Царь дал 60 тысяч, но год многосемейной, светской жизни в столице стоит 40 тысяч. Хотя вскоре История начинает давать доход, и кое-какой оброк приходит из деревни, а все равно к лету 1819-го „половина исторического капитала уж рассеялась“. За 5 лет прожили сверх доходов ровно 100 000, еще через 4 года — 150 000. Первый историк России, между прочим, жалуется брату: „Не имею достаточно средств на воспитание детей… Иногда не без грусти думаю, что нашим небогатым дочерям, к тому же и не красавицам, придется, как вероятно, доживать век в девушках“.
День Карамзина: утром обязательный час прогулки (в любую погоду; в Царском Селе — верхом). Если очень холодно — утепляется: „под сюртук — тетрадь“. Особым царским разрешением государственному историографу дозволено ходить не только по дорожкам, но и топтать царскосельские лужайки…
Знакомые места — военная служба, в ранней юности, возвращение из Европы 24-летним. „В Царском Селе… все напоминает Екатерину. Как переменились времена и обстоятельства! Часто в задумчивости смотрю на памятники Чесмы и Кагула“.
Недавняя жизнь все больше оборачивается историей. Уходят старинные, вечные, как казалось, соратники. Умер Державин; 18 июля 1816-го Карамзин отправляет Дмитриеву печальные строки: „В воскресенье мы обедали в Павловске: ничего не сказали мне о смерти знаменитого поэта! <…> Sic transit gloria mundi“ (Так проходит слава мирская — лат.).

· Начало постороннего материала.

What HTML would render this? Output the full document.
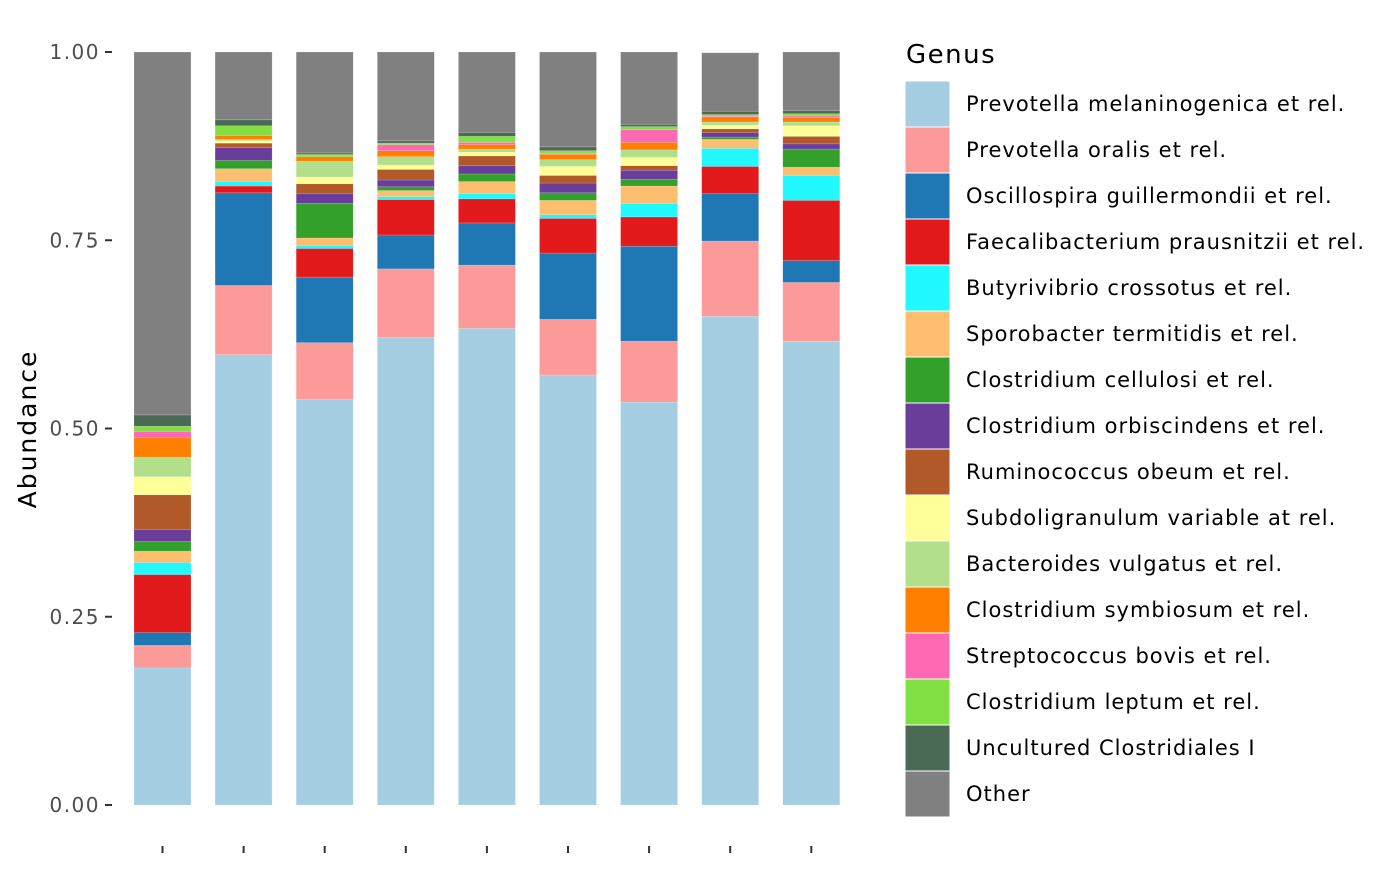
<!DOCTYPE html>
<html><head><meta charset="utf-8"><style>
body{margin:0;background:#fff;font-family:"Liberation Sans","DejaVu Sans",sans-serif;}
svg text{font-family:"DejaVu Sans","Liberation Sans",sans-serif;}
</style></head><body>
<svg id="chart" width="1400" height="866" xmlns="http://www.w3.org/2000/svg"></svg>
<script>
const genera = ["Prevotella melaninogenica et rel.","Prevotella oralis et rel.","Oscillospira guillermondii et rel.","Faecalibacterium prausnitzii et rel.","Butyrivibrio crossotus et rel.","Sporobacter termitidis et rel.","Clostridium cellulosi et rel.","Clostridium orbiscindens et rel.","Ruminococcus obeum et rel.","Subdoligranulum variable at rel.","Bacteroides vulgatus et rel.","Clostridium symbiosum et rel.","Streptococcus bovis et rel.","Clostridium leptum et rel.","Uncultured Clostridiales I","Other"];
const colors = ["#A6CEE3","#FB9A99","#1F78B4","#E31A1C","#22F8FF","#FDBF6F","#33A02C","#6A3D9A","#B15928","#FFFF99","#B2DF8A","#FF7F00","#FF69B4","#80E044","#4B6A55","#808080"];
const samples = ["S1","S2","S3","S4","S5","S6","S7","S8","S9"];
const s1 = [.182,.030,.017,.077,.016,.015,.013,.016,.046,.024,.026,.026,.008,.007,.015,.482];
const s2 = [.598,.092,.123,.009,.006,.017,.011,.017,.006,.003,.002,.005,0,.013,.008,.090];
const s3 = [.539,.075,.087,.038,.004,.010,.046,.013,.013,.009,.021,.006,0,.003,.002,.134];
const s4 = [.621,.091,.045,.047,.004,.008,.005,.009,.014,.006,.011,.008,.008,.002,.003,.118];
const s5 = [.633,.084,.056,.032,.007,.016,.010,.011,.013,.005,.004,.006,.003,.008,.005,.107];
const s6 = [.571,.074,.088,.046,.005,.019,.010,.013,.010,.012,.009,.007,.001,.004,.005,.126];
const s7 = [.535,.081,.126,.039,.018,.023,.009,.012,.006,.011,.010,.010,.017,.004,.003,.096];
const s8 = [.649,.100,.063,.036,.024,.012,.003,.006,.005,.005,.004,.007,.001,.002,.004,.078];
const s9 = [.616,.078,.029,.080,.033,.011,.024,.007,.010,.014,.005,.006,.002,.003,.004,.078];
const series = [s1,s2,s3,s4,s5,s6,s7,s8,s9];
const yTicks = [0,0.25,0.5,0.75,1];
const yTickLabels = ["0.00","0.25","0.50","0.75","1.00"];

const NS="http://www.w3.org/2000/svg";
const svg=document.getElementById('chart');
const y0=805,y1=52;
const yScale=v=>y0-(y0-y1)*v;
const xScale=i=>162.5+81.1*i;
const bw=57;
function mk(t,a){const e=document.createElementNS(NS,t);for(const k in a)e.setAttribute(k,a[k]);svg.appendChild(e);return e;}

yTicks.forEach((t,i)=>{
  const y=yScale(t);
  const l=mk('line',{x1:105,x2:112,y1:y,y2:y,stroke:'#333','stroke-width':2});
  
  
  const tx=mk('text',{x:100,y:y+7,'text-anchor':'end','font-size':20,'letter-spacing':1.5,fill:'#4d4d4d'});
  tx.textContent=yTickLabels[i];
  
  
});
const yt=mk('text',{x:0,y:0,'font-size':25,'letter-spacing':2,fill:'#000','text-anchor':'middle',transform:'translate(36,429) rotate(-90)'});
yt.textContent='Abundance';



series.forEach((vals,i)=>{
  const cx=xScale(i);
  let cum=0;
  vals.forEach((v,g)=>{
    if(v<=0)return;
    const yt=yScale(cum+v),yb=yScale(cum);
    const r=mk('rect',{x:cx-bw/2,y:yt,width:bw,height:yb-yt,fill:colors[g],stroke:'rgba(255,255,255,0.25)','stroke-width':0.6});
    
    
    cum+=v;
  });
  const tk=mk('line',{x1:cx,x2:cx,y1:846,y2:853,stroke:'#333','stroke-width':2});
  
  
});

const lt=mk('text',{x:906,y:63,'font-size':26,'letter-spacing':1.5,fill:'#000'});
lt.textContent='Genus';


genera.forEach((g,i)=>{
  const y=81+46*i;
  const r=mk('rect',{x:905,y:y,width:45,height:46,fill:colors[i],stroke:'#fff','stroke-width':1});
  
  
  const t=mk('text',{x:966,y:y+30,'font-size':21,'letter-spacing':1,fill:'#000'});
  t.textContent=g;
  
  
});
</script>
</body></html>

После прогулки — чашка кофею, трубка и до трех-четырех за рабочим столом (если только ревматизм или жестокая лихорадка не скручивают — на неделю, случается, и на месяц). Первые петербургские годы — корректура, корректура. Пока отодвинуты в сторону летописи XVI века, — записки иностранцев, разнообразные документы о царе Иване Грозном. Повествование замерло на 1560 годе. Тяжкая, нудная подготовка к печати восьми томов. Типографией историк недоволен:
21 августа 1816-го — „Первый лист будет отпечатан едва ли не в начале сентября, хотя вперед уже дано 8000 рублей“. „Ноты“, т. е. примечания, тяжелы, прежде всего для глаз, „и для меня скучные: каковы же будут для читателей? Однако ж не имею духа поставить крест“.
1 октября: „Типография смотрит на меня медведем“.
Декабрь — отпечатано уже 20 листов первого тома в Военной типографии, а второй одновременно набирается в Медицинской.
12 марта 1817-го: „Читаю корректуру до обморока“. Тома набираются уже в третьей типографии — Сенатской.